Saturday, February 10, 2024

This, That, and the Other

 

This, That, and the Other

Peter Schultz

 

            Hobbes said: Life is the pursuit of power after power that ends only in death. Plato said: Only the dead have seen the end of war.

 

            Those are the same thought, only expressed differently. William Appleton Williams wrote a very good book, Empire as a Way of Life. But it could be retitled Politics as a Way of Life. Empire and politics both rest on expansion, on acquisition. All regimes want to expand their power. Monarchies, tyrants, aristocrats, oligarchs, democrats, even those favoring polity.

 

            Acquisition requires taking, i.e., taking from, that is from foreigners or from domestic rivals.
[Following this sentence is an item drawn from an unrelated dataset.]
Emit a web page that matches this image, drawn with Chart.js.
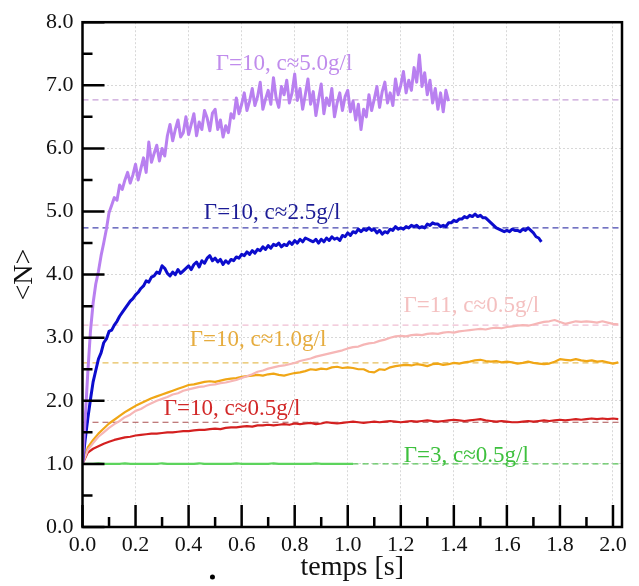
<!DOCTYPE html>
<html>
<head>
<meta charset="utf-8">
<script src="https://cdn.jsdelivr.net/npm/chart.js@4.4.0/dist/chart.umd.min.js"></script>
<style>
  html, body { margin: 0; padding: 0; background: #fff; }
  canvas { display: block; }
</style>
</head>
<body>
<canvas id="chart" width="639" height="586"></canvas>
<script>
// <N> vs temps, sampled every 0.01 s (noisy runs) or 0.02 s (smooth runs)
const g10c50 = [
  1.00, 1.70, 2.45, 3.10, 3.55, 3.85, 4.05, 4.30, 4.50, 4.72,
  4.98, 5.10, 5.22, 5.18, 5.42, 5.35, 5.50, 5.62, 5.45, 5.58,
  5.75, 5.50, 5.68, 5.85, 5.62, 6.10, 5.78, 5.92, 6.05, 5.80,
  6.00, 5.88, 6.20, 6.38, 6.12, 6.30, 6.45, 6.18, 6.25, 6.50,
  6.22, 6.38, 6.55, 6.20, 6.42, 6.30, 6.60, 6.48, 6.28, 6.56,
  6.62, 6.30, 6.45, 6.18, 6.36, 6.25, 6.55, 6.48, 6.80, 6.55,
  6.70, 6.88, 6.60, 6.75, 6.95, 6.68, 6.82, 7.05, 6.62, 6.78,
  6.92, 6.70, 7.12, 6.80, 6.65, 6.98, 6.85, 7.08, 6.72, 6.88,
  7.18, 6.76, 6.95, 6.62, 6.85, 7.10, 6.70, 6.90, 6.52, 6.78,
  7.02, 6.55, 6.80, 6.68, 6.95, 6.50, 6.72, 6.88, 6.60, 6.82,
  6.92, 6.58, 6.75, 6.45, 6.70, 6.30, 6.62, 6.50, 6.85, 6.60,
  6.78, 6.98, 6.65, 6.90, 7.05, 6.72, 6.88, 6.68, 7.10, 6.85,
  7.00, 7.22, 6.88, 7.08, 6.92, 7.28, 7.05, 7.48, 6.98, 7.20,
  6.85, 7.08, 6.72, 6.95, 6.62, 6.88, 6.58, 6.92, 6.75
];
const g10c25 = [
  1.00, 1.38, 1.72, 2.02, 2.30, 2.48, 2.66, 2.76, 2.92, 2.98,
  3.10, 3.12, 3.20, 3.26, 3.34, 3.40, 3.46, 3.52, 3.58, 3.62,
  3.68, 3.72, 3.78, 3.82, 3.90, 3.88, 3.96, 3.98, 4.04, 4.02,
  4.14, 4.10, 4.02, 3.98, 4.04, 4.00, 4.08, 4.02, 4.06, 4.10,
  4.14, 4.08, 4.16, 4.20, 4.12, 4.22, 4.18, 4.26, 4.30, 4.22,
  4.26, 4.20, 4.24, 4.16, 4.22, 4.18, 4.24, 4.22, 4.28, 4.26,
  4.32, 4.30, 4.36, 4.32, 4.38, 4.34, 4.40, 4.38, 4.44, 4.40,
  4.46, 4.42, 4.48, 4.46, 4.50, 4.44, 4.48, 4.46, 4.52, 4.48,
  4.54, 4.50, 4.56, 4.52, 4.58, 4.56, 4.54, 4.52, 4.56, 4.50,
  4.56, 4.52, 4.58, 4.54, 4.60, 4.56, 4.58, 4.54, 4.62, 4.60,
  4.66, 4.62, 4.68, 4.66, 4.72, 4.68, 4.72, 4.70, 4.74, 4.70,
  4.72, 4.66, 4.70, 4.64, 4.68, 4.66, 4.72, 4.70, 4.76, 4.72,
  4.74, 4.72, 4.76, 4.74, 4.78, 4.76, 4.78, 4.74, 4.76, 4.74,
  4.80, 4.78, 4.82, 4.80, 4.80, 4.76, 4.78, 4.76, 4.82, 4.82,
  4.86, 4.84, 4.88, 4.88, 4.92, 4.90, 4.94, 4.92, 4.96, 4.92,
  4.94, 4.90, 4.90, 4.86, 4.82, 4.78, 4.74, 4.72, 4.70, 4.68,
  4.70, 4.68, 4.72, 4.70, 4.70, 4.68, 4.72, 4.70, 4.74, 4.70,
  4.66, 4.60, 4.58, 4.52
];
const g11c05 = [
  1.00, 1.22, 1.33, 1.43, 1.50, 1.57, 1.63, 1.68, 1.74, 1.78,
  1.84, 1.87, 1.92, 1.96, 2.00, 2.03, 2.06, 2.10, 2.12, 2.16,
  2.18, 2.20, 2.22, 2.23, 2.25, 2.26, 2.28, 2.29, 2.31, 2.33,
  2.36, 2.39, 2.42, 2.46, 2.48, 2.51, 2.53, 2.55, 2.56, 2.58,
  2.60, 2.63, 2.65, 2.67, 2.70, 2.72, 2.74, 2.76, 2.78, 2.80,
  2.83, 2.85, 2.86, 2.89, 2.91, 2.92, 2.95, 2.97, 3.00, 3.02,
  3.03, 3.02, 3.04, 3.05, 3.04, 3.06, 3.07, 3.06, 3.08, 3.09,
  3.08, 3.10, 3.11, 3.12, 3.13, 3.14, 3.13, 3.15, 3.16, 3.15,
  3.17, 3.18, 3.19, 3.20, 3.19, 3.21, 3.23, 3.25, 3.26, 3.28,
  3.25, 3.22, 3.24, 3.26, 3.25, 3.26, 3.25, 3.24, 3.26, 3.24,
  3.22, 3.21
];
const g10c10 = [
  1.00, 1.26, 1.38, 1.48, 1.56, 1.64, 1.70, 1.76, 1.82, 1.87,
  1.92, 1.96, 2.00, 2.04, 2.07, 2.10, 2.13, 2.16, 2.19, 2.22,
  2.25, 2.26, 2.28, 2.30, 2.31, 2.30, 2.32, 2.34, 2.35, 2.36,
  2.38, 2.39, 2.40, 2.41, 2.40, 2.42, 2.43, 2.41, 2.40, 2.42,
  2.44, 2.45, 2.47, 2.50, 2.49, 2.51, 2.50, 2.53, 2.54, 2.52,
  2.53, 2.52, 2.50, 2.50, 2.46, 2.45, 2.50, 2.49, 2.53, 2.55,
  2.56, 2.57, 2.56, 2.58, 2.57, 2.55, 2.58, 2.59, 2.57, 2.58,
  2.60, 2.59, 2.61, 2.62, 2.64, 2.65, 2.63, 2.62, 2.63, 2.61,
  2.62, 2.61, 2.59, 2.60, 2.62, 2.60, 2.59, 2.58, 2.59, 2.62,
  2.66, 2.65, 2.64, 2.66, 2.64, 2.63, 2.64, 2.62, 2.63, 2.61,
  2.59, 2.61
];
const g10c05 = [
  1.00, 1.18, 1.24, 1.28, 1.32, 1.35, 1.38, 1.40, 1.42, 1.43,
  1.45, 1.46, 1.47, 1.48, 1.48, 1.49, 1.50, 1.50, 1.51, 1.52,
  1.52, 1.53, 1.54, 1.54, 1.55, 1.56, 1.55, 1.57, 1.58, 1.58,
  1.59, 1.60, 1.59, 1.61, 1.61, 1.62, 1.61, 1.62, 1.63, 1.62,
  1.64, 1.63, 1.64, 1.65, 1.63, 1.64, 1.66, 1.65, 1.64, 1.65,
  1.66, 1.67, 1.66, 1.65, 1.66, 1.67, 1.66, 1.67, 1.68, 1.67,
  1.66, 1.67, 1.68, 1.67, 1.68, 1.69, 1.68, 1.67, 1.68, 1.69,
  1.70, 1.69, 1.68, 1.69, 1.70, 1.71, 1.69, 1.68, 1.67, 1.68,
  1.67, 1.66, 1.66, 1.67, 1.68, 1.67, 1.68, 1.69, 1.68, 1.69,
  1.70, 1.69, 1.70, 1.71, 1.70, 1.71, 1.72, 1.71, 1.72, 1.71,
  1.72, 1.71
];
const g3c05 = [
  1.00, 1.00, 1.00, 1.01, 1.00, 1.00, 1.00, 1.00, 1.01, 1.00,
  1.00, 1.00, 1.00, 1.00, 1.00, 1.01, 1.00, 1.00, 1.00, 1.00,
  1.00, 1.00, 1.01, 1.00, 1.00, 1.00, 1.00, 1.00, 1.00, 1.01,
  1.00, 1.00, 1.00, 1.00, 1.00, 1.00, 1.01, 1.00, 1.00, 1.00,
  1.00, 1.00, 1.00, 1.00, 1.01, 1.00, 1.00, 1.00, 1.00, 1.00,
  1.00, 1.00
];

// plateau levels (dashed guides), same order as the series
const plateaus = [6.77, 4.74, 3.20, 2.60, 1.66, 1.00];
const seriesNames = [
  'Γ=10, c≈5.0g/l', 'Γ=10, c≈2.5g/l', 'Γ=11, c≈0.5g/l',
  'Γ=10, c≈1.0g/l', 'Γ=10, c≈0.5g/l', 'Γ=3, c≈0.5g/l'
];
const xTicks = [0.0, 0.2, 0.4, 0.6, 0.8, 1.0, 1.2, 1.4, 1.6, 1.8, 2.0];
const yTicks = [0, 1, 2, 3, 4, 5, 6, 7, 8];
const xEnd = 2.034;

function toPoints(values, step) {
  return values.map((v, i) => ({ x: +(i * step).toFixed(2), y: v }));
}

const series = [
  { values: g10c50, step: 0.01, line: 'rgb(185,128,240)', dash: 'rgb(200,160,215)', text: 'rgb(192,140,236)', w: 3, note: [0.76, 7.34] },
  { values: g10c25, step: 0.01, line: 'rgb(12,12,205)', dash: 'rgb(70,70,175)', text: 'rgb(28,28,150)', w: 3, note: [0.715, 4.97] },
  { values: g11c05, step: 0.02, line: 'rgb(246,182,182)', dash: 'rgb(240,190,210)', text: 'rgb(244,192,192)', w: 2.2, note: [1.466, 3.50] },
  { values: g10c10, step: 0.02, line: 'rgb(240,166,22)', dash: 'rgb(230,190,90)', text: 'rgb(230,172,62)', w: 2.2, note: [0.662, 2.96] },
  { values: g10c05, step: 0.02, line: 'rgb(212,32,32)', dash: 'rgb(170,80,80)', text: 'rgb(210,40,40)', w: 2.2, note: [0.564, 1.87] },
  { values: g3c05, step: 0.02, line: 'rgb(92,212,92)', dash: 'rgb(90,195,90)', text: 'rgb(62,192,62)', w: 2.2, note: [1.447, 1.13] }
];

const datasets = [];
series.forEach((s, i) => {
  datasets.push({
    label: seriesNames[i],
    data: toPoints(s.values, s.step),
    borderColor: s.line,
    borderWidth: s.w,
    borderJoinStyle: 'round',
    pointRadius: 0,
    tension: 0
  });
});
series.forEach((s, i) => {
  datasets.push({
    label: seriesNames[i] + ' plateau',
    data: [{ x: 0, y: plateaus[i] }, { x: xEnd, y: plateaus[i] }],
    borderColor: s.dash,
    borderWidth: 1.2,
    borderDash: [6, 4],
    pointRadius: 0
  });
});

const serif = '"Liberation Serif", "Times New Roman", serif';

const decor = {
  id: 'decor',
  afterDatasetsDraw(chart) {
    const { ctx, chartArea: a, scales: { x, y } } = chart;
    ctx.save();
    // curve labels
    ctx.font = '23px ' + serif;
    ctx.textAlign = 'center';
    ctx.textBaseline = 'middle';
    series.forEach((s, i) => {
      ctx.fillStyle = s.text;
      ctx.fillText(seriesNames[i], x.getPixelForValue(s.note[0]), y.getPixelForValue(s.note[1]));
    });
    // inward tick marks
    ctx.strokeStyle = '#000';
    ctx.lineWidth = 2.5;
    ctx.beginPath();
    yTicks.forEach(v => {
      const py = y.getPixelForValue(v);
      ctx.moveTo(a.left, py); ctx.lineTo(a.left + 22, py);
      if (v < 8) {
        const pm = y.getPixelForValue(v + 0.5);
        ctx.moveTo(a.left, pm); ctx.lineTo(a.left + 10, pm);
      }
    });
    xTicks.forEach(v => {
      const px = x.getPixelForValue(v);
      ctx.moveTo(px, a.bottom); ctx.lineTo(px, a.bottom - 22);
      if (v < 2) {
        const pm = x.getPixelForValue(v + 0.1);
        ctx.moveTo(pm, a.bottom); ctx.lineTo(pm, a.bottom - 10);
      }
    });
    ctx.stroke();
    ctx.strokeRect(a.left, a.top, a.right - a.left, a.bottom - a.top);
    // stray dot under the axis
    ctx.fillStyle = '#000';
    ctx.beginPath();
    ctx.arc(x.getPixelForValue(0.49), a.bottom + 50, 2.5, 0, Math.PI * 2);
    ctx.fill();
    ctx.restore();
  }
};

new Chart(document.getElementById('chart'), {
  type: 'line',
  data: { datasets: datasets },
  plugins: [decor],
  options: {
    responsive: false,
    animation: false,
    layout: { padding: { top: 20, right: 17, left: 0, bottom: 0 } },
    plugins: {
      legend: { display: false },
      tooltip: { enabled: false }
    },
    scales: {
      x: {
        type: 'linear',
        min: 0,
        max: xEnd,
        afterBuildTicks: s => { s.ticks = xTicks.map(v => ({ value: v })); },
        afterFit: s => { s.height = 59; },
        ticks: {
          padding: 5,
          color: '#111',
          font: { family: serif, size: 22 },
          autoSkip: false,
          maxRotation: 0,
          callback: v => v.toFixed(1)
        },
        grid: { color: '#d8d8d8', lineWidth: 1, drawTicks: false },
        border: { display: false, dash: [2, 2] },
        title: {
          display: true,
          text: 'temps [s]',
          color: '#111',
          font: { family: serif, size: 28 },
          padding: { top: 0, bottom: 2 }
        }
      },
      y: {
        min: 0,
        max: 8,
        afterBuildTicks: s => { s.ticks = yTicks.map(v => ({ value: v })); },
        afterFit: s => { s.width = 82.5; },
        ticks: {
          padding: 9,
          color: '#111',
          font: { family: serif, size: 22 },
          callback: v => v.toFixed(1)
        },
        grid: { color: '#d8d8d8', lineWidth: 1, drawTicks: false },
        border: { display: false, dash: [2, 2] },
        title: {
          display: true,
          text: '<N>',
          color: '#111',
          font: { family: serif, size: 28 },
          padding: { top: 8, bottom: 0 }
        }
      }
    }
  }
});
</script>
</body>
</html>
The results are war and injustice, necessarily.

 

            What human activities or phenomena aren’t acquisitive? Or need not be acquisitive? Friendship, caring, love. The conventional British view of marriage, for example, was/is acquisitive, a way of maintaining or acquiring social status or economic status. What did Elizabeth learn about Darcy? That he wasn’t acquisitive, that he was caring, loving.  He didn’t merely want “a wife;” he wanted “a love.”

 

            “Romantic” movies: many are critiques of acquisitiveness. Labeling Austen “a romantic” downgrades her and obscures her work. Often said or thought about Austen: “Aren’t her novels ‘sweet?’ They’re certainly not ‘deep,’ right?”

 

            Aren’t the best novels often critiques of acquisitiveness?

 

            Socratic politics: a double turn inward, that is, away from empire and toward making your soul the best possible. That is, double turns away from acquisitiveness.

 

            Aristotle’s politics: his best, most wished for regime was small and located on a peninsula that could be defended by the building of beautiful walls. This means that defensiveness, not aggressiveness, is beautiful.